Wes Cummins: So, they’re the same in that you’re going to host hardware, right? You’re going to host servers, you’re going to have high speed fiber comms. You’re going to have all the cybersecurity. You’re going to have everything that you do and racks and servers inside of these. The thing that’s different is really the application. So there’s applications that don’t need the ultra low latency. Like I was talking about machine learning, artificial intelligence, you know, part of those need the ultra low latency, but let’s say that 80% or 90% do not. And they just need high, high performance computing, a lot of compute cycles, crunching a lot of numbers. And so we purpose built these data centers that started with cryptos, you know, started with crypto and we’re still really focused on Bitcoin hosting. That’s what almost all of our business is now. But we can expand. We have these sites that are in, you know, they tend to be in remote locations. They tend to have really good power contracts, which is important these days, right. We see the electricity prices going on in the U.S. and worldwide. We need ultra low power costs, fairly stable power costs. And where we have found those is in generally remote locations where there’s a lot of power generation that doesn’t have distribution to get out of that area or what we call congestion, right? A congestion on the grid. And so we found mostly in wind farms to start. So in Ellendale, Jamestown has this as well, and in Garden city, Texas, these are wind farms that are built that there’s not enough transmission capacity to get all of the power out. So we co-locate with these wind farms because we can bring the application right to them. So the low cost power is number one. Number two is we prefer cold climate because we like to use air. Cool when you use a lot of computing, power creates a lot of heat. Air cooling it keeps it cooler. And then we want to be in places that want us. We do a great job at community relations and in the local area at the state level, but we definitely want to be in states that want us to be there.

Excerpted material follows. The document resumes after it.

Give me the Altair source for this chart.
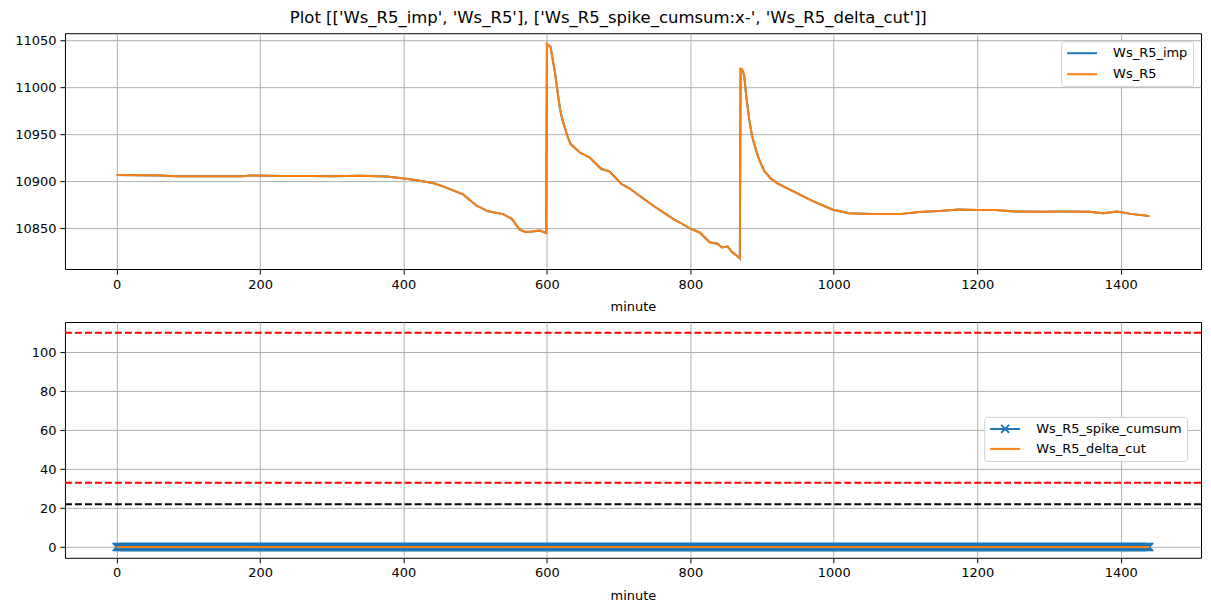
import altair as alt
import pandas as pd

# ---------------- data ----------------
top_minutes = [0, 30, 61, 84, 130, 177, 186, 230, 270, 300, 339, 377, 395, 414, 441,
               455, 483, 502, 518, 539, 551, 562, 570, 580, 590, 597, 599, 600, 603,
               605, 608, 611, 614, 618, 621, 625, 629, 633, 646, 660, 676, 687, 704,
               715, 729, 752, 776, 789, 800, 813, 827, 838, 844, 852, 859, 867, 869,
               870, 872, 875, 878, 882, 886, 892, 897, 903, 912, 922, 943, 970, 998,
               1021, 1054, 1091, 1119, 1147, 1174, 1200, 1225, 1253, 1290, 1318, 1356,
               1376, 1395, 1416, 1437, 1440]
top_values = [10906.5, 10906.3, 10906.0, 10905.3, 10905.2, 10905.3, 10906.2, 10905.5,
              10905.6, 10905.4, 10905.8, 10905.0, 10903.5, 10901.5, 10898.0, 10894.5,
              10886.0, 10874.0, 10868.0, 10865.0, 10860.0, 10848.5, 10846.0, 10846.5,
              10847.5, 10845.5, 10845.0, 11046.0, 11044.0, 11043.0, 11030.0, 11017.0,
              11000.0, 10978.0, 10967.0, 10957.0, 10947.0, 10939.5, 10930.5, 10925.0,
              10913.0, 10910.5, 10897.0, 10892.5, 10884.5, 10872.0, 10860.0, 10854.5,
              10849.5, 10845.5, 10835.0, 10833.5, 10829.5, 10830.5, 10824.0, 10819.5,
              10818.0, 11019.5, 11019.0, 11012.5, 10990.0, 10966.0, 10948.0, 10932.0,
              10921.0, 10911.0, 10903.0, 10897.5, 10889.5, 10879.0, 10870.0, 10866.0,
              10865.0, 10865.0, 10867.3, 10868.3, 10870.0, 10869.5, 10869.5, 10867.8,
              10867.5, 10867.8, 10867.6, 10866.0, 10867.8, 10865.0, 10863.2, 10863.0]
top_series = ["Ws_R5_imp", "Ws_R5"]

# bottom panel: both series are zero at every minute of the day
bottom_minutes = list(range(0, 1441))
spike_cumsum = [0] * len(bottom_minutes)
delta_cut = [0] * len(bottom_minutes)
bottom_series = ["Ws_R5_spike_cumsum", "Ws_R5_delta_cut"]

red_limits = [110, 33]
black_limits = [22]

x_ticks = [0, 200, 400, 600, 800, 1000, 1200, 1400]
top_y_ticks = [10850, 10900, 10950, 11000, 11050]
bottom_y_ticks = [0, 20, 40, 60, 80, 100]

title_text = "Plot [['Ws_R5_imp', 'Ws_R5'], ['Ws_R5_spike_cumsum:x-', 'Ws_R5_delta_cut']]"

BLUE = "#1f77b4"
ORANGE = "#ff7f0e"
FONT = "DejaVu Sans"
W, H = 1137, 236

# ---------------- frames ----------------
top_df = pd.concat([
    pd.DataFrame({"minute": top_minutes, "value": top_values, "series": s})
    for s in top_series
])
spike_df = pd.DataFrame({"minute": bottom_minutes, "value": spike_cumsum,
                         "series": bottom_series[0]})
delta_df = pd.DataFrame({"minute": bottom_minutes, "value": delta_cut,
                         "series": bottom_series[1]})
bot_df = pd.concat([spike_df, delta_df])
# legend-only rows (no value -> nothing drawn, only the legend entries)
legend_df = pd.DataFrame({"minute": [None, None], "value": [None, None],
                          "lg": bottom_series})
red_df = pd.DataFrame({"y": red_limits})
black_df = pd.DataFrame({"y": black_limits})

x_enc = alt.X("minute:Q", title="minute",
              scale=alt.Scale(domain=[-72, 1512], nice=False, zero=False),
              axis=alt.Axis(values=x_ticks, format="d"))

# legend glyphs: a 30px line (drawn to the right of a 12px symbol box) and the same with an "x"
line_sym = "M-1,0L4,0"
line_x_sym = "M-1,0L4,0M0.833,-0.667L2.167,0.667M0.833,0.667L2.167,-0.667"
cross = "M-1,-1L1,1M-1,1L1,-1"

legend_common = dict(
    orient="none", title=None, symbolSize=144, symbolStrokeWidth=2,
    labelFontSize=13, labelFont=FONT, labelColor="black", labelOffset=33,
    padding=5, strokeColor="#d0d0d0", fillColor="white",
    cornerRadius=3,
)

# ---------------- top panel ----------------
top_y = alt.Y("value:Q", title=None,
              scale=alt.Scale(domain=[10806.6, 11057.4], nice=False, zero=False),
              axis=alt.Axis(values=top_y_ticks, format="d"))

top = alt.Chart(top_df).mark_line(strokeWidth=2, clip=True).encode(
    x=x_enc, y=top_y,
    color=alt.Color("series:N",
                    scale=alt.Scale(domain=top_series, range=[BLUE, ORANGE]),
                    legend=alt.Legend(symbolType=line_sym, legendX=997, legendY=8,
                                      rowPadding=7, **legend_common)),
    order=alt.Order("minute:Q"),
).properties(width=W, height=H)

# ---------------- bottom panel ----------------
bot_y = alt.Y("value:Q", title=None,
              scale=alt.Scale(domain=[-5.5, 115.5], nice=False, zero=False),
              axis=alt.Axis(values=bottom_y_ticks, format="d"))

spike_points = alt.Chart(spike_df).mark_point(
    shape=cross, filled=False, size=64, strokeWidth=1.4, opacity=1,
    color=BLUE, clip=True
).encode(x=x_enc, y=bot_y)

bot_lines = alt.Chart(bot_df).mark_line(strokeWidth=2, clip=True).encode(
    x=x_enc, y=bot_y,
    color=alt.Color("series:N",
                    scale=alt.Scale(domain=bottom_series, range=[BLUE, ORANGE]),
                    legend=None),
    order=alt.Order("minute:Q"),
)

bot_legend = alt.Legend(legendX=920, legendY=95, rowPadding=4, **legend_common)
legend_layer = alt.Chart(legend_df).mark_point(filled=False, strokeWidth=2, opacity=1,
                                               clip=True).encode(
    x=alt.X("minute:Q"), y=alt.Y("value:Q"),
    color=alt.Color("lg:N",
                    scale=alt.Scale(domain=bottom_series, range=[BLUE, ORANGE]),
                    legend=bot_legend),
    shape=alt.Shape("lg:N",
                    scale=alt.Scale(domain=bottom_series, range=[line_x_sym, line_sym]),
                    legend=bot_legend),
)

red_rules = alt.Chart(red_df).mark_rule(color="#ff0000", strokeWidth=2,
                                        strokeDash=[7, 3]).encode(y=alt.Y("y:Q"))
black_rules = alt.Chart(black_df).mark_rule(color="black", strokeWidth=2,
                                            strokeDash=[7, 3]).encode(y=alt.Y("y:Q"))

bottom = alt.layer(red_rules, black_rules, spike_points, bot_lines, legend_layer).resolve_scale(
    color="independent", shape="independent"
).properties(width=W, height=H)

chart = alt.vconcat(top, bottom, spacing=6).resolve_scale(
    color="independent", shape="independent"
).properties(
    title=alt.TitleParams(title_text, anchor="middle", fontSize=16.5, font=FONT,
                          fontWeight="normal", color="black", offset=6),
    padding={"left": 6, "top": 2, "right": 0, "bottom": 0},
).configure_view(stroke="black", strokeWidth=1).configure_axis(
    domain=False, grid=True, gridColor="#b0b0b0", gridWidth=1,
    tickColor="black", tickSize=5, tickWidth=1,
    labelFont=FONT, labelFontSize=13, labelColor="black", labelPadding=4,
    titleFont=FONT, titleFontSize=13, titleFontWeight="normal", titleColor="black",
    titlePadding=10,
)

chart.save("out.html", embed_options={"renderer": "svg", "actions": False})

Sara Silverstein: And your clients are Bitcoin miners. How do the crypto markets impact what types of trends you’re seeing in how your data centers are used?

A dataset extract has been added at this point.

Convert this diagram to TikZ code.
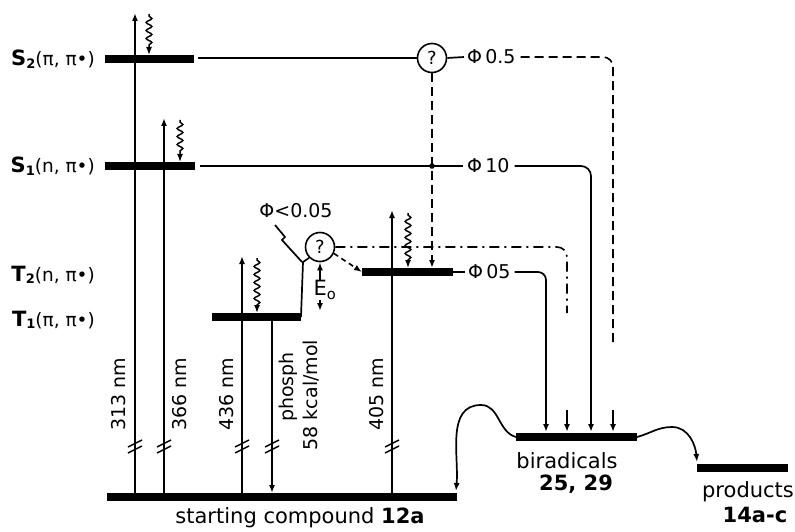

Wes Cummins: Absolutely. So we sit at the top of the stack, right? We operate on fixed price contracts. And then so we have the customer contracting on one side and then we have the energy. On the other side and we have a pretty good contract on the energy. It’s always a little bit variable. It’s you can’t get perfectly fixed price in energy markets. We can come pretty close. And so the price of Bitcoin doesn’t impact us day to day, but you know, it needs to be healthy to keep our customers healthy over time. The one thing that we can do about that. And we work really hard on is being the low cost provider in the industry, right? So we need to be as low cost as we can possibly be. So that our clients stay healthy. Then I think we do a good job of that. And the two things for that, our low cost power contracts and the other part of that is, is uptime, uptime in the industry like running their machines because we run them for them is imperative because the hardware is very expensive. And so you want that hardware to be up, you know, 98, 99% of the time. In this industry, you don’t get five-nines reliability like you get telecom, but if you can get North of 95% to 96%, you’re doing a really good job. And we do that now. And I think we’re our team has done a really good job on ops. So so for us we do sit at the top of the stack, but we need our customers to stay healthy and the way that is, you know, wouldn’t hurt to have better Bitcoin prices. And then number two, we just have to run a really efficient, low cost operation for them.